Trauma, magic, sexuality, and the uncanny recur in your work — how do you balance these darker themes with a sense of wonder or hope?
Trauma and sexuality are very old themes that I don’t explore anymore. Over the years, they have been replaced in my practice by failure and fetishism. And these two themes, plus the magic and the uncanny, are fascinating tools for me to dissolve the bonds of conventional logic, letting the narratives that emerge hover in an unresolved state of possibility. So I don’t think they are dark, on opposite they are full of vital possibilities of recreation and hacking perception. It’s about that thrilling moment when your brain’s autopilot fails, and you have to re-learn how to see. I am in general interested in mistakes and slips in the system, in misplaced shadows in otherness, and in the invisible things as they are offering to me the marvel, the expansion of meanings and functions, when the known world stutters and reveals a different set of possibilities. It’s all about the pleasure of thinking and reinventing the ways of thinking, not necessarily knowing. Against a world obsessed with resolution, my work embraces the unresolved, where not-knowing becomes a form of resistance. I think I am less interested in answers than in propelling the viewer into a state of active questioning. Rather, I am asking: Can we train to sit with the unresolved, to perceive agency in the marginal and find kinship in reimagining coexistence?

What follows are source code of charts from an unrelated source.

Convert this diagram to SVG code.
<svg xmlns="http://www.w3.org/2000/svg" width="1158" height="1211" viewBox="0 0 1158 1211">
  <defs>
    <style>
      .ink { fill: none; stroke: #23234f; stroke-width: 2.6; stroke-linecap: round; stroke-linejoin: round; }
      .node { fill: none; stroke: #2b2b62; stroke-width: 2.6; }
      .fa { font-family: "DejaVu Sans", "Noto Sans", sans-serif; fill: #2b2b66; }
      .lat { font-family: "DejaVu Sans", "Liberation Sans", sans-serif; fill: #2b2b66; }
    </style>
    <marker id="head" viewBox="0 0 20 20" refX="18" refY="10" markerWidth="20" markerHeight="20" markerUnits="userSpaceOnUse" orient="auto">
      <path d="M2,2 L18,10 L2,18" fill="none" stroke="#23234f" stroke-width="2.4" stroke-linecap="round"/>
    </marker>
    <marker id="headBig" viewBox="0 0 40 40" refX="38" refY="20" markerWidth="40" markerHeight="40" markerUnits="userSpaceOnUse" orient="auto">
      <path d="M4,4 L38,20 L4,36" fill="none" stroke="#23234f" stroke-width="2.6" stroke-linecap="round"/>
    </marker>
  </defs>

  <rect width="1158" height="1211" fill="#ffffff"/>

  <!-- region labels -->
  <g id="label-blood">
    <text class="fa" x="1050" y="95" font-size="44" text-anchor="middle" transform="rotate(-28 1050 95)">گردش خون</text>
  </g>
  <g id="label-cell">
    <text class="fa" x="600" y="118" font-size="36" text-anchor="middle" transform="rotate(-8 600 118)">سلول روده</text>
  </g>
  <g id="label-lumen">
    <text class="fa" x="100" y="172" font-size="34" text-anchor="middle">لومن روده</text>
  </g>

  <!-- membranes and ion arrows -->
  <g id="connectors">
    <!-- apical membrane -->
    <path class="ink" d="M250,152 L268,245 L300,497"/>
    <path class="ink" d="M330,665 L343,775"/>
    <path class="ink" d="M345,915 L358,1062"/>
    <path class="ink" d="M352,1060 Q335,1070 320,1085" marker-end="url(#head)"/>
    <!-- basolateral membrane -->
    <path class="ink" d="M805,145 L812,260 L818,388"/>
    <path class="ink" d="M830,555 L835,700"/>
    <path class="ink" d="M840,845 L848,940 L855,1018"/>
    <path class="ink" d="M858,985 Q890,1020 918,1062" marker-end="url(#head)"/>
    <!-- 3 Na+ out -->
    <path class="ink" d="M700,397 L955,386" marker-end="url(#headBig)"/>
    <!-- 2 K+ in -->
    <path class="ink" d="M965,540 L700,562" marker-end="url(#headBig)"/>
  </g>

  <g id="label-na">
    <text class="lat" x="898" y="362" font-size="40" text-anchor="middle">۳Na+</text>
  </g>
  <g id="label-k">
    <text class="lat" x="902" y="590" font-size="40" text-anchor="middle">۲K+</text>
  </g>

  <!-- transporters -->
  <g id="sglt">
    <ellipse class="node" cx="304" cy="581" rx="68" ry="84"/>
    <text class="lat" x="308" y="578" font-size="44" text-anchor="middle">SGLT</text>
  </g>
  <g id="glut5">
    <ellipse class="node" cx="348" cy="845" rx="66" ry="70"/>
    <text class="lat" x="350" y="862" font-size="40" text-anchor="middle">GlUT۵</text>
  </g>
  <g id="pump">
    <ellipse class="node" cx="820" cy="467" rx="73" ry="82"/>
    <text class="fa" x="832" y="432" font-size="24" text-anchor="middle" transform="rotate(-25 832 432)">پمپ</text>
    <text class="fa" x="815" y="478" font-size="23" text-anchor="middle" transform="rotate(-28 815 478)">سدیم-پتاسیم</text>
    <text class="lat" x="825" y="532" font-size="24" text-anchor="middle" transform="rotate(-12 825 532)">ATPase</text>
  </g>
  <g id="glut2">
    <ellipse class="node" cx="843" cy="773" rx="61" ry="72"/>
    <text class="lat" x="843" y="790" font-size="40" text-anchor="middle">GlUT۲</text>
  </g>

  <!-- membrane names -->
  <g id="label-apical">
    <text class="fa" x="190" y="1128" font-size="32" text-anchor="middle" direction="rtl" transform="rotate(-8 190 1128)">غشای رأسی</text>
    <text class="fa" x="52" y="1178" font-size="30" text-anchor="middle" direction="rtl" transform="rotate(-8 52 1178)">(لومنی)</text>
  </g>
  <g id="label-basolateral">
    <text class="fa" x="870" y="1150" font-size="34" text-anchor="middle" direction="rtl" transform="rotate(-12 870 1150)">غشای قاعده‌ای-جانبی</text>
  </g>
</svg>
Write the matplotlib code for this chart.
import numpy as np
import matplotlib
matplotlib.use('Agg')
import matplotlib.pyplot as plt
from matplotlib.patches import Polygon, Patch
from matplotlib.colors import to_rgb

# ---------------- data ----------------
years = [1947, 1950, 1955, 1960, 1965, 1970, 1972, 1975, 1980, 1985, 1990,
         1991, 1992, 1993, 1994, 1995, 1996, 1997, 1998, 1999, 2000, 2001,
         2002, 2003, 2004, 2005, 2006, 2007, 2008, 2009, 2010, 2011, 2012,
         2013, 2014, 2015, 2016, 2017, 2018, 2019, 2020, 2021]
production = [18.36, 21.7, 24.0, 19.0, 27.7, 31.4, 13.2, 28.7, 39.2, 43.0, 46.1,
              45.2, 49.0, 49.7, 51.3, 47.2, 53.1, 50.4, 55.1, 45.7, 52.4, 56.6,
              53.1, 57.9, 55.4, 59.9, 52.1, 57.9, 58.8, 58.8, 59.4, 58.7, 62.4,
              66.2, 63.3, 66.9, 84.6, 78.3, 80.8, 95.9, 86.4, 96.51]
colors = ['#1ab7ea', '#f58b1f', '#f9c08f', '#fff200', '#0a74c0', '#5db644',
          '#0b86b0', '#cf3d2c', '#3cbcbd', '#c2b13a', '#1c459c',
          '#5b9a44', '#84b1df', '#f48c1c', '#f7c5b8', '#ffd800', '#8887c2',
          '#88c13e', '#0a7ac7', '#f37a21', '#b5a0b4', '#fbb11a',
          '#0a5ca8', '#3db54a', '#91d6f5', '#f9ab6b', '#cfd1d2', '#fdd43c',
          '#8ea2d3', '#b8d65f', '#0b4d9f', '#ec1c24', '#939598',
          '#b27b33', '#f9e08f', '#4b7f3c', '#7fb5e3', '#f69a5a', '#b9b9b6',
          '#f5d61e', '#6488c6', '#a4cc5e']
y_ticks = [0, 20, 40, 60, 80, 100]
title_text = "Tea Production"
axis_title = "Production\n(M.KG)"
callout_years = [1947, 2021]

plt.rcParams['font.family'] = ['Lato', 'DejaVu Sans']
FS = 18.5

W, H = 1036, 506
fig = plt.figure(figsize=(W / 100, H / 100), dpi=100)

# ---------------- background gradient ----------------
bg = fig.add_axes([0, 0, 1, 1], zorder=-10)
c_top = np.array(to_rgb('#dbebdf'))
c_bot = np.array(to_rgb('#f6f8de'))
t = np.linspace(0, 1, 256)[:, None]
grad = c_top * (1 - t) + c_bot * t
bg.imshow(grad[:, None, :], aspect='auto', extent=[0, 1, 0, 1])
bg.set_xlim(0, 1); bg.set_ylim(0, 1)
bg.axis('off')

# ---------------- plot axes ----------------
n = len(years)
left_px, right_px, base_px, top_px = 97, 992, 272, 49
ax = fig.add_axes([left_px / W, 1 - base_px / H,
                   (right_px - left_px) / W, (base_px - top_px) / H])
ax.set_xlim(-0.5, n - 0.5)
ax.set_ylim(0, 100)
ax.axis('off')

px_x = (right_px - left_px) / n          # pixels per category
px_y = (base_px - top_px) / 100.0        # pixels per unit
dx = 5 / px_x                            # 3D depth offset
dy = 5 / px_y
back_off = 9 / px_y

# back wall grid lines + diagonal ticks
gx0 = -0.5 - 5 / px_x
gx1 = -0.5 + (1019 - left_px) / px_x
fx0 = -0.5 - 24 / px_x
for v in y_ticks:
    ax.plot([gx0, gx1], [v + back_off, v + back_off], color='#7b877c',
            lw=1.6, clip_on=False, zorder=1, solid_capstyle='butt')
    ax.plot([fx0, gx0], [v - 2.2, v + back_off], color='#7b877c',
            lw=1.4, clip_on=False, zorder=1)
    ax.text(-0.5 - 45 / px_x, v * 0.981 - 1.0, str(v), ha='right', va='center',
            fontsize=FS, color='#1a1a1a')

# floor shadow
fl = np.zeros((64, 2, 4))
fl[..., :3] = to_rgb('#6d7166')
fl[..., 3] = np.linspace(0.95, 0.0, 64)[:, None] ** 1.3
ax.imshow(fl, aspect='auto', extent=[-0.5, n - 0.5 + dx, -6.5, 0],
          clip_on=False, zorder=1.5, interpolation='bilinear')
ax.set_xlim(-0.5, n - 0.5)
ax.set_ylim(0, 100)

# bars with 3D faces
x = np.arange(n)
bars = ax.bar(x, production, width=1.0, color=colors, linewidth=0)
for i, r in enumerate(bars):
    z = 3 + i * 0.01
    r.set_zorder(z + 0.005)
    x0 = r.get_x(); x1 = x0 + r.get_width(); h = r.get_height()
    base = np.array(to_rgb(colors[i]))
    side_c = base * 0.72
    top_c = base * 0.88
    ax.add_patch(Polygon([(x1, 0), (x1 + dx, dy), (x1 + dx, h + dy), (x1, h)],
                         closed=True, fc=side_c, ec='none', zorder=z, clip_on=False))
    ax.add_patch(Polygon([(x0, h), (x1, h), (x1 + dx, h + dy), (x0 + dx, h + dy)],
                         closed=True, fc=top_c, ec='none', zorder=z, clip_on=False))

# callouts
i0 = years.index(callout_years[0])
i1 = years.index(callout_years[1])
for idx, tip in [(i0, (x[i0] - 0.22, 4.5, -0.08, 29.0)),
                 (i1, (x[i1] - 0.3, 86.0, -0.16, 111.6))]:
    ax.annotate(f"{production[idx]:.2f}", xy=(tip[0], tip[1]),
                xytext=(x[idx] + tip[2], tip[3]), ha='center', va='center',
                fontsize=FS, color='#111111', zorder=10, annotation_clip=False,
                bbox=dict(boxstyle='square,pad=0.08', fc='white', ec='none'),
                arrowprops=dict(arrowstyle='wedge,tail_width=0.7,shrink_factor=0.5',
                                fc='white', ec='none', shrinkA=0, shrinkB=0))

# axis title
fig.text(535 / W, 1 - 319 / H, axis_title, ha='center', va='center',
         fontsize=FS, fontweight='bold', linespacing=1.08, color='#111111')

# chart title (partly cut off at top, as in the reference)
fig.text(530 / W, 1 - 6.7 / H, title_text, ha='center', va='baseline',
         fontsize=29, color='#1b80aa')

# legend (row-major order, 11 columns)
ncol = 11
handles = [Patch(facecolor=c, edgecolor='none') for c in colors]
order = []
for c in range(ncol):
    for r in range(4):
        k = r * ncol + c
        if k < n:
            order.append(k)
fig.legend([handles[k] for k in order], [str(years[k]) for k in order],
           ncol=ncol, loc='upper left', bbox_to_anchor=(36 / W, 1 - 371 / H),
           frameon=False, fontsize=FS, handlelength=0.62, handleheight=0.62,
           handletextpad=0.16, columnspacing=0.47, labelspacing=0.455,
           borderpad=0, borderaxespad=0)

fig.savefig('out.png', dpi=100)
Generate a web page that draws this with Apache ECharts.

pencil on Clairefontaine transparent paper 400 g, 50 x 65.5 cm, aluminum frame
How do personal memories and collective histories intertwine in your work?
I draw inspiration from everyday events and distorted memories. But instead of illustrating them, I try to experiment with the possible translation of these specific phenomena/occurrences into a work of art. I always start projects with the title and concentrate on collecting adjectives, associations, fragments, scenes, everything that creates a poetic scape. I repeatedly return to changing motifs that question language and meaning. Investigating the pleasure of the possibility of the impossible, through repetition and variation, I create a shifting narrative space. I try to dissolve the rigid connections between word and image by allowing for ambiguity and transformation, to create a form that I can then fill with other layers of meaning, turning it into a vehicle of the unexpected.

earth, biodegradable polyester

pencil on paper, 47 x 37 cm
What role do emotionally or spiritually charged motives and materials play in your works?
I am not sure if I use spiritually charged motives or materials, but I am sure I am fully spiritually charged. As for emotions, I think I like to leave the viewer puzzled and smiling. Like when you read a good poem.